Hundreds of counties would have found themselves in violation of the new standards. Electric utilities and other businesses would have had to lay out funds for upgraded pollution-control equipment. Most would have complied, but some would have closed down.

On a strict cost-benefit basis, the proposal comes close to a tossup. Other expenditures could yield a much bigger payoff.

That’s not the only reason the White House rejected the change. Cass Sunstein, head of the president’s Office of Information and Regulatory Affairs, noted in a letter to the EPA that the agency is required to revisit the smog standard in 2013, by which time better scientific data will be available.

It made little sense, he indicated, to impose a new rule that might be overhauled in just two years — particularly when the president has promised that federal regulations “must promote predictability and reduce uncertainty.” Besides, said Sunstein, the EPA has taken other anti-pollution steps that will have the side effect of reducing smog.

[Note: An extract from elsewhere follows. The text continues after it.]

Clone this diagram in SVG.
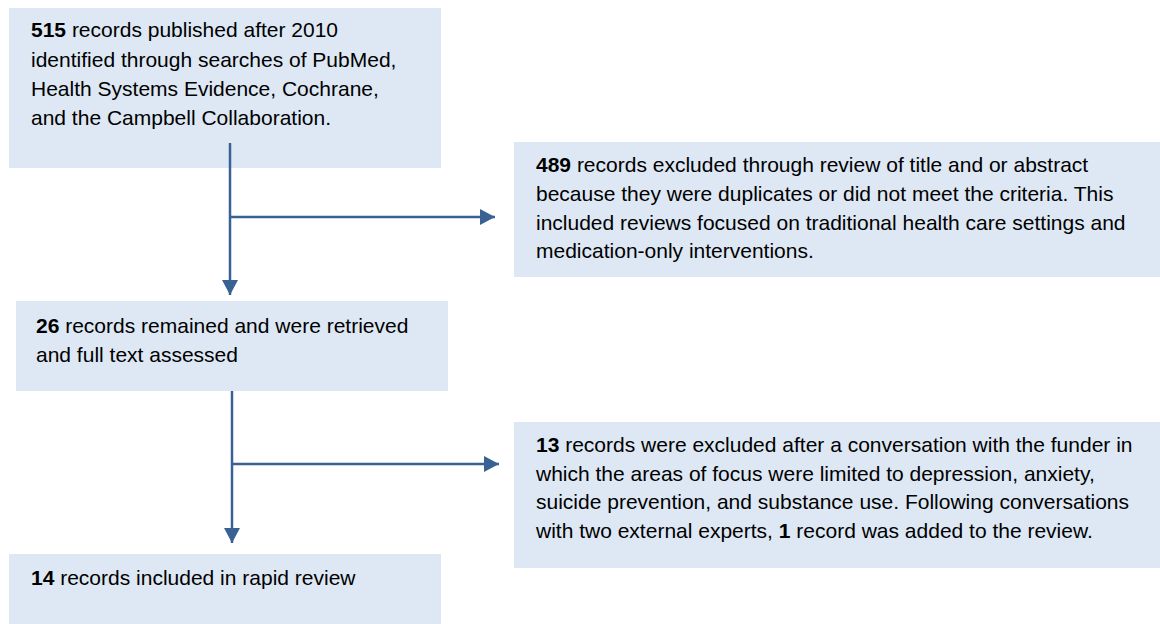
<svg xmlns="http://www.w3.org/2000/svg" width="1160" height="624" viewBox="0 0 1160 624">
<style>
.box{fill:#dde8f4;stroke:none}
text{font-family:"Liberation Sans",Arial,sans-serif;font-size:21px;fill:#000}
.b{font-weight:bold}
.ln{stroke:#3a6194;stroke-width:2.5;fill:none}
</style>
<defs>
<marker id="ah" markerWidth="16" markerHeight="16" viewBox="0 0 16 16" refX="15" refY="8" orient="auto" markerUnits="userSpaceOnUse">
<path d="M0,0 L15,8 L0,16 Z" fill="#3a6194"/>
</marker>
</defs>
<rect width="1160" height="624" fill="#fff"/>
<g id="n1">
<rect class="box" x="9" y="8" width="432" height="160"/>
<text x="31" y="37"><tspan class="b">515</tspan> records published after 2010</text>
<text x="31" y="67">identified through searches of PubMed,</text>
<text x="31" y="96">Health Systems Evidence, Cochrane,</text>
<text x="31" y="125">and the Campbell Collaboration.</text>
</g>
<g id="n2">
<rect class="box" x="514" y="142" width="646" height="135"/>
<text x="536" y="172"><tspan class="b">489</tspan> records excluded through review of title and or abstract</text>
<text x="536" y="201">because they were duplicates or did not meet the criteria. This</text>
<text x="536" y="230">included reviews focused on traditional health care settings and</text>
<text x="536" y="258">medication-only interventions.</text>
</g>
<g id="n3">
<rect class="box" x="16" y="301" width="432" height="90"/>
<text x="36" y="333"><tspan class="b">26</tspan> records remained and were retrieved</text>
<text x="36" y="362">and full text assessed</text>
</g>
<g id="n4">
<rect class="box" x="514" y="422" width="646" height="146"/>
<text x="536" y="452"><tspan class="b">13</tspan> records were excluded after a conversation with the funder in</text>
<text x="536" y="481">which the areas of focus were limited to depression, anxiety,</text>
<text x="536" y="509">suicide prevention, and substance use. Following conversations</text>
<text x="536" y="538">with two external experts, <tspan class="b">1</tspan> record was added to the review.</text>
</g>
<g id="n5">
<rect class="box" x="9" y="554" width="432" height="70"/>
<text x="31" y="585"><tspan class="b">14</tspan> records included in rapid review</text>
</g>
<g id="connectors">
<path class="ln" d="M230,143 V295" marker-end="url(#ah)"/>
<path class="ln" d="M231,217 H495" marker-end="url(#ah)"/>
<path class="ln" d="M232,391 V543" marker-end="url(#ah)"/>
<path class="ln" d="M233,464 H499" marker-end="url(#ah)"/>
</g>
</svg>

Even if the ozone rule were clearly worth the eventual cost, presidents also have to think about the immediate future. At the moment, Obama is right to focus on the short-term health of the economy, which would suffer from new mandates that put a burden on the private sector.

If the economy remains stalled, the funds needed to pay for environmental improvements will be hard to come by. A strong economy, by contrast, will make such investments more affordable — and far more appealing to the electorate.

Sometimes the difference between a good idea and a bad one is a simple matter of timing. Exercise, for instance, fosters good health. But someone in bed with the flu is well-advised to put off a strenuous run or spin class until after the malady passes.

Over the coming decades, Americans might very well be better off with tighter rules on ozone. But right now, as Obama wisely understands, it’s more important to nurse the economy back to health.